Spare’s sigilisation technique begins with a simple (yet so difficult) act: the articulation of a specific desire in words. From this, letters are stripped away, rearranged, and coagulated into an abstract form that bears no conscious resemblance to its original phrase. The lines and shapes must be charged. Through ritual—by pleasure, by blood, or sheer will—the sigil is imbued with energy and impressed upon the psyche. When we craft this abstract shape, we deliberately destroy all the familiar signposts, so when plunged into the unconscious it remains unhindered by the grasping, anxious, pattern-seeking faculties of the analytical mind. Once embedded there, its power ripples outwards, and according to Spare’s magical teaching, it subtly bends the world to align with the sigil’s programming.

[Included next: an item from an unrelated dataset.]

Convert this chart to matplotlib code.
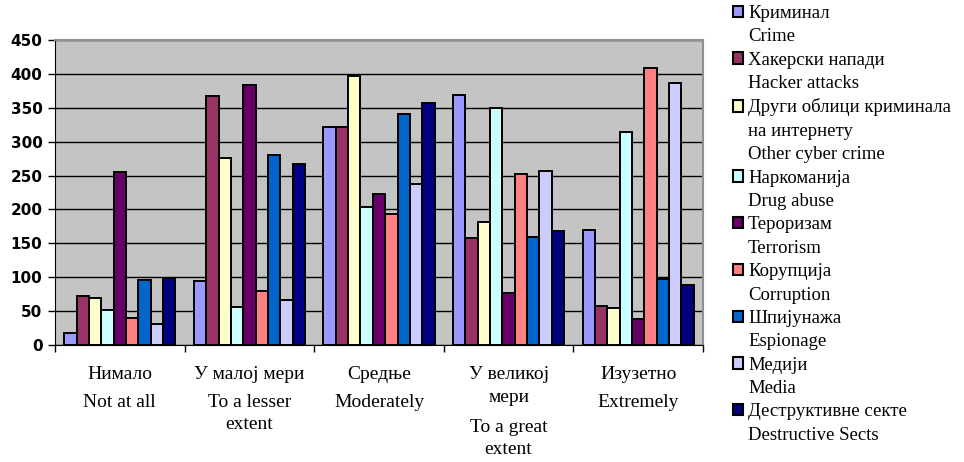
import matplotlib
matplotlib.use('Agg')
import matplotlib.pyplot as plt
import matplotlib.patches as mpatches
import matplotlib.transforms as mtransforms
import numpy as np

# categories (Serbian / English)
cat_sr = ['Нимало', 'У малој мери', 'Средње', 'У великој\nмери', 'Изузетно']
cat_en = ['Not at all', 'To a lesser\nextent', 'Moderately', 'To a great\nextent', 'Extremely']

# series names (Serbian / English)
ser_sr = ['Криминал', 'Хакерски напади', 'Други облици криминала\nна интернету', 'Наркоманија',
          'Тероризам', 'Корупција', 'Шпијунажа', 'Медији', 'Деструктивне секте']
ser_en = ['Crime', 'Hacker attacks', 'Other cyber crime', 'Drug abuse',
          'Terrorism', 'Corruption', 'Espionage', 'Media', 'Destructive Sects']
colors = ['#9999FF', '#993366', '#FFFFCC', '#CCFFFF', '#660066',
          '#FF8080', '#0066CC', '#CCCCFF', '#000080']

# values per series, one per category
crime       = [18, 95, 322, 369, 169]
hacker      = [72, 368, 322, 158, 58]
other_cyber = [69, 276, 397, 181, 54]
drug        = [51, 56, 203, 349, 315]
terrorism   = [255, 383, 223, 77, 39]
corruption  = [40, 80, 194, 253, 408]
espionage   = [96, 281, 341, 160, 97]
media       = [31, 66, 238, 256, 386]
sects       = [99, 267, 357, 168, 88]
series = [crime, hacker, other_cyber, drug, terrorism, corruption, espionage, media, sects]

serif = ['Liberation Serif', 'DejaVu Serif']

fig = plt.figure(figsize=(9.64, 4.62), dpi=100)
ax = fig.add_axes([55/964, 1-345/462, (703-55)/964, (345-40)/462])
ax.set_facecolor('#C4C4C4')

n = len(series)
x = np.arange(len(cat_sr))
w = 0.857 / n
for i, vals in enumerate(series):
    ax.bar(x - 0.857/2 + w*(i+0.5), vals, width=w, color=colors[i],
           edgecolor='black', linewidth=1.4, zorder=3)

ax.set_xlim(-0.5, len(cat_sr)-0.5)
ax.set_ylim(0, 450)
ax.set_yticks(range(0, 451, 50))
ax.yaxis.grid(True, color='black', linewidth=1.0, zorder=1)
ax.set_axisbelow(True)
for lbl in ax.get_yticklabels():
    lbl.set_fontweight('bold')
    lbl.set_fontsize(11)
ax.set_xticks(np.arange(-0.5, len(cat_sr), 1.0))
ax.set_xticklabels([])
ax.tick_params(axis='both', direction='out', length=5, width=1, color='black')
ax.tick_params(axis='y', pad=4)
ax.spines['top'].set_color('#909090')
ax.spines['right'].set_color('#909090')
ax.spines['top'].set_linewidth(1.5)
ax.spines['right'].set_linewidth(1.5)

# category labels: Serbian lines, then English lines below
trans = mtransforms.blended_transform_factory(ax.transData, fig.transFigure)
pitch = 25
for xi, s1, s2 in zip(x, cat_sr, cat_en):
    top = 366
    ax.text(xi, 1-top/462, s1, transform=trans, ha='center', va='top',
            family=serif, fontsize=14, linespacing=1.5)
    top2 = top + pitch*(s1.count('\n')) + 28
    ax.text(xi, 1-top2/462, s2, transform=trans, ha='center', va='top',
            family=serif, fontsize=14, linespacing=1.42)

# legend: coloured box on first line, blank on the following lines
handles, labels = [], []
for c, s1, s2 in zip(colors, ser_sr, ser_en):
    lines = s1.split('\n') + [s2]
    for j, ln in enumerate(lines):
        if j == 0:
            handles.append(mpatches.Patch(facecolor=c, edgecolor='black', linewidth=1.5))
        else:
            handles.append(mpatches.Patch(facecolor='none', edgecolor='none'))
        labels.append(ln)
fig.legend(handles, labels, loc='upper left', bbox_to_anchor=(733/964, 1-5/462),
           frameon=False, prop={'family': serif, 'size': 13.5},
           handlelength=0.55, handleheight=0.55, handletextpad=0.25,
           labelspacing=0.34, borderpad=0.0, borderaxespad=0.0)

fig.savefig('out.png', dpi=100)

Spare’s sigil, a shape stripped of its narrative, inhabits the space of the symbolic. This spell acts as a program, with instructions running their course within the psyche. Scripted in the syntax of the unconscious, our desired objective is silently coming into being. In many ways, this symbolic space of the unconscious mirrors the latent space of AI. Both are realms of abstraction, built on the dissolution of surface structure into deeper patterns. These patterns are formed from crude matter of experience, drenched in the vital force of our relentless sentience. The Temple of Psychic Youth treated words and images as portals, linked through an invisible psychic network, a compelling metaphor for our karmic entrapment in the world of semiotics. According to Bell’s Theorem, any two particles that have once been in contact will continue to act as though they are informationally connected, regardless of their separation in space and time. What if the images and words sublimated into the latent space may carry deep psychic links to their original content as well? Even if the images generated by AI models are imperfect and sloppy, they are tapped into our very humanity. The forms in the latent space, imprinting themselves onto the generated outputs, much like sigils, exist as glyphs awaiting activation, conduits for a force that surpasses their apparent simplicity.